Record Store Day is a great example of the difference between music collectors and music consumers. People who ripped some of their CDs to their iTunes library and dropped the rest of them off at the Salvation Army don’t typically participate in the festivities on the third Saturday in April. Streaming and MP3ing are for consumers. Fixed disc formats like vinyl and (yes) CDs are for collectors.
I don’t know anyone who stands around a 2 TB hard drive savoring a pint of their favorite craft porter admiring a friend’s play lists and scrolling through a collection of two million digital track titles. But we love to peruse record collections. The tactile sensations and the associated smells, sounds, graphics and liner notes give a record collection presence.
Now, computer-based music is beginning to fall prey to the overload of data infecting so many of our lives. In the same way that I have 4,075 unread emails clogging just one of my many email accounts, I also have thousands of songs saved somewhere that I will never hear again unless they come up as part of some serendipitous shuffle convergence. I don’t have a curated digital collection, I have a morass of accumulation alphabetized by first letter.
The renewed interest in vinyl is not just about nostalgia; it’s about collecting. Young people who weren’t born in 1987 when I bought R.E.M.’s Document, my last vinyl purchase before switching to CDs, don’t have the same formative connection to the format that I do. Yet those were the majority of people standing in line outside of UHF, my local record store here in Royal Oak, Michigan.
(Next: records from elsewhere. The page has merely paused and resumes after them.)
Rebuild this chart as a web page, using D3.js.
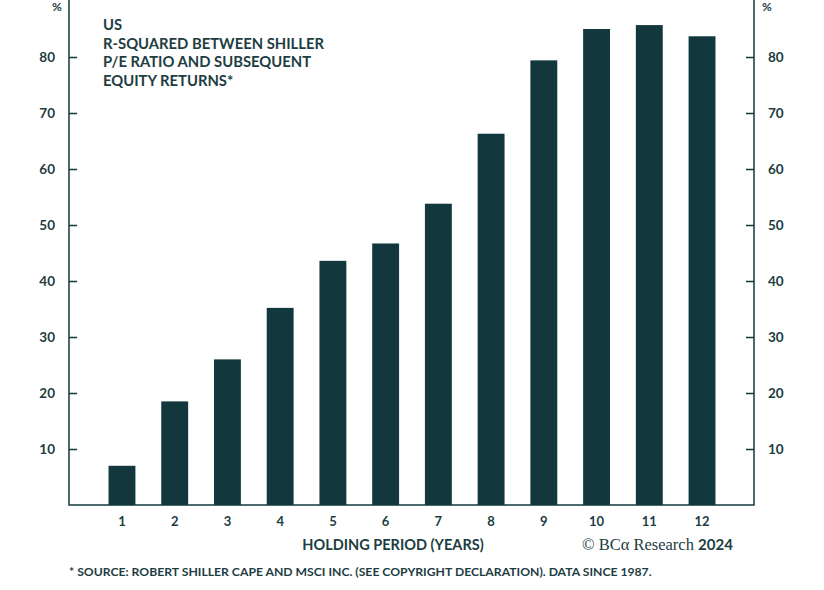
<!DOCTYPE html>
<html><head><meta charset="utf-8">
<script src="https://cdn.jsdelivr.net/npm/d3@7"></script>
<style>body{margin:0;background:#fff}text{font-family:Lato,"Open Sans",sans-serif;fill:#1d3d42}</style>
</head><body><div id="chart"></div>
<script>
// holding periods and r-squared values (%)
var periods = ["1","2","3","4","5","6","7","8","9","10","11","12"];
var rsq = [7, 18.5, 26, 35.2, 43.6, 46.7, 53.8, 66.3, 79.4, 85, 85.7, 83.7];
var yTicks = [10, 20, 30, 40, 50, 60, 70, 80];
var titleLines = ["US", "R-SQUARED BETWEEN SHILLER", "P/E RATIO AND SUBSEQUENT", "EQUITY RETURNS*"];

var w = 824, h = 590, dark = "#12383d";
var L = 69, R = 754, T = 0, B = 505;

var svg = d3.select("#chart").append("svg").attr("width", w).attr("height", h).style("background", "white");

var x = d3.scaleBand().domain(periods).range([95.6, 728.4]).paddingInner(0.49).paddingOuter(0.245);
var y = d3.scaleLinear().domain([0, 90]).range([B, T + 1]);

svg.selectAll("rect.bar").data(rsq).enter().append("rect")
    .attr("x", function (d, i) { return x(periods[i]); })
    .attr("width", x.bandwidth())
    .attr("y", function (d) { return y(d); })
    .attr("height", function (d) { return B - y(d); })
    .attr("fill", dark);

// frame
svg.append("rect").attr("x", L).attr("y", T - 2).attr("width", R - L).attr("height", B - T + 2)
    .attr("fill", "none").attr("stroke", dark).attr("stroke-width", 1.5);

var left = svg.append("g").attr("transform", "translate(" + L + ",0)")
    .call(d3.axisLeft(y).tickValues(yTicks).tickSize(-8).tickPadding(14));
var right = svg.append("g").attr("transform", "translate(" + R + ",0)")
    .call(d3.axisRight(y).tickValues(yTicks).tickSize(-8).tickPadding(14));
[left, right].forEach(function (g) {
    g.select(".domain").remove();
    g.selectAll("line").attr("stroke", dark).attr("stroke-width", 1.5);
    g.selectAll("text").style("font-size", "13.5px").style("font-weight", "bold").attr("fill", "#1d3d42");
});
svg.append("text").attr("x", 52).attr("y", 11).text("%").style("font-size", "12px").style("font-weight", "bold");
svg.append("text").attr("x", 762).attr("y", 11).text("%").style("font-size", "12px").style("font-weight", "bold");

svg.append("g").attr("transform", "translate(0," + B + ")")
    .call(d3.axisBottom(x).tickSize(0).tickPadding(12))
    .call(function (g) {
        g.select(".domain").remove();
        g.selectAll("text").style("font-size", "13px").style("font-weight", "bold").attr("fill", "#1d3d42");
    });

titleLines.forEach(function (t, i) {
    svg.append("text").attr("x", 103).attr("y", 30 + i * 18.5).text(t)
        .style("font-size", "14.8px").style("font-weight", "bold");
});

svg.append("text").attr("x", 393).attr("y", 550).attr("text-anchor", "middle")
    .text("HOLDING PERIOD (YEARS)").style("font-size", "14.5px").style("font-weight", "bold");
svg.append("text").attr("x", 582).attr("y", 550)
    .html('<tspan style="font-family:\'Liberation Serif\',serif;font-size:16.5px">© BCα Research</tspan> <tspan style="font-weight:bold;font-size:15px">2024</tspan>');
svg.append("text").attr("x", 69).attr("y", 576)
    .text("* SOURCE: ROBERT SHILLER CAPE AND MSCI INC. (SEE COPYRIGHT DECLARATION). DATA SINCE 1987.")
    .style("font-size", "12.2px").style("font-weight", "bold");
</script></body></html>
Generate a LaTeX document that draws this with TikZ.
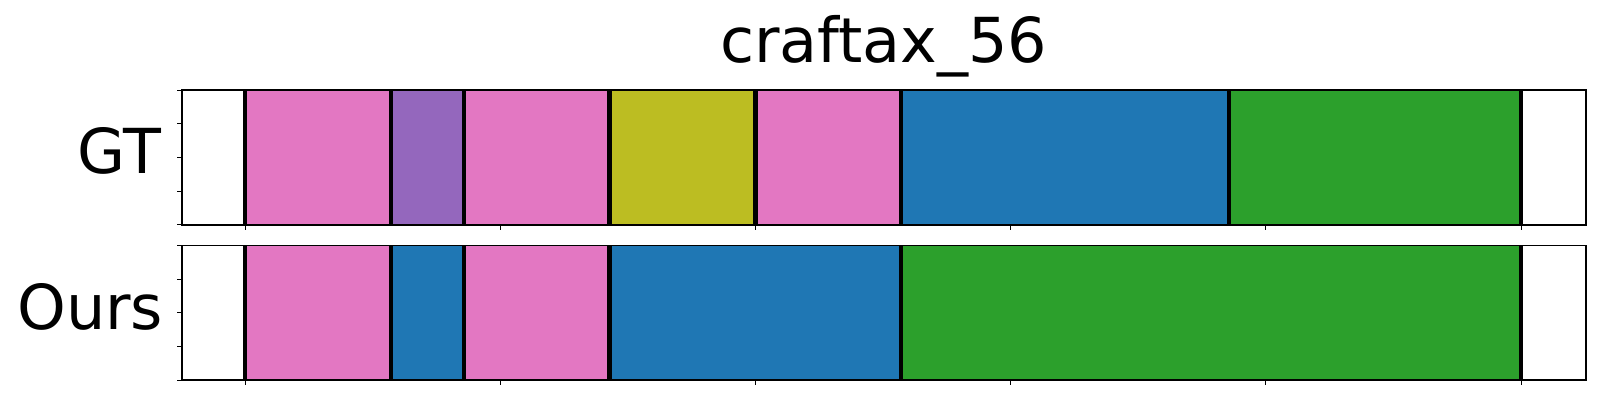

They’re into grabbing these limited editions and quirky releases because they’re cool and they’re scarce. And I’m right there with them, because computer music does not satisfy the collector in me.
When everything is available to everyone at any time, it all begins to lose its cultural cache. There’s a thrill in finding a record for which I’ve been searching for months or years. For me on RSD it was a reissue of The Kinks’ Muswell Hillbillies that moved my needle. For some young fans I was with it was Neko Case’s Fox Confessor Brings the Flood because very few copies had ever been pressed.
So, bring on the 7” purple vinyl special editions featuring Syd Barrett and R.E.M. each doing a version of “Dark Globe.” God love Record Store Day. I’ll just have to go to IKEA and buy another Kallax shelving unit.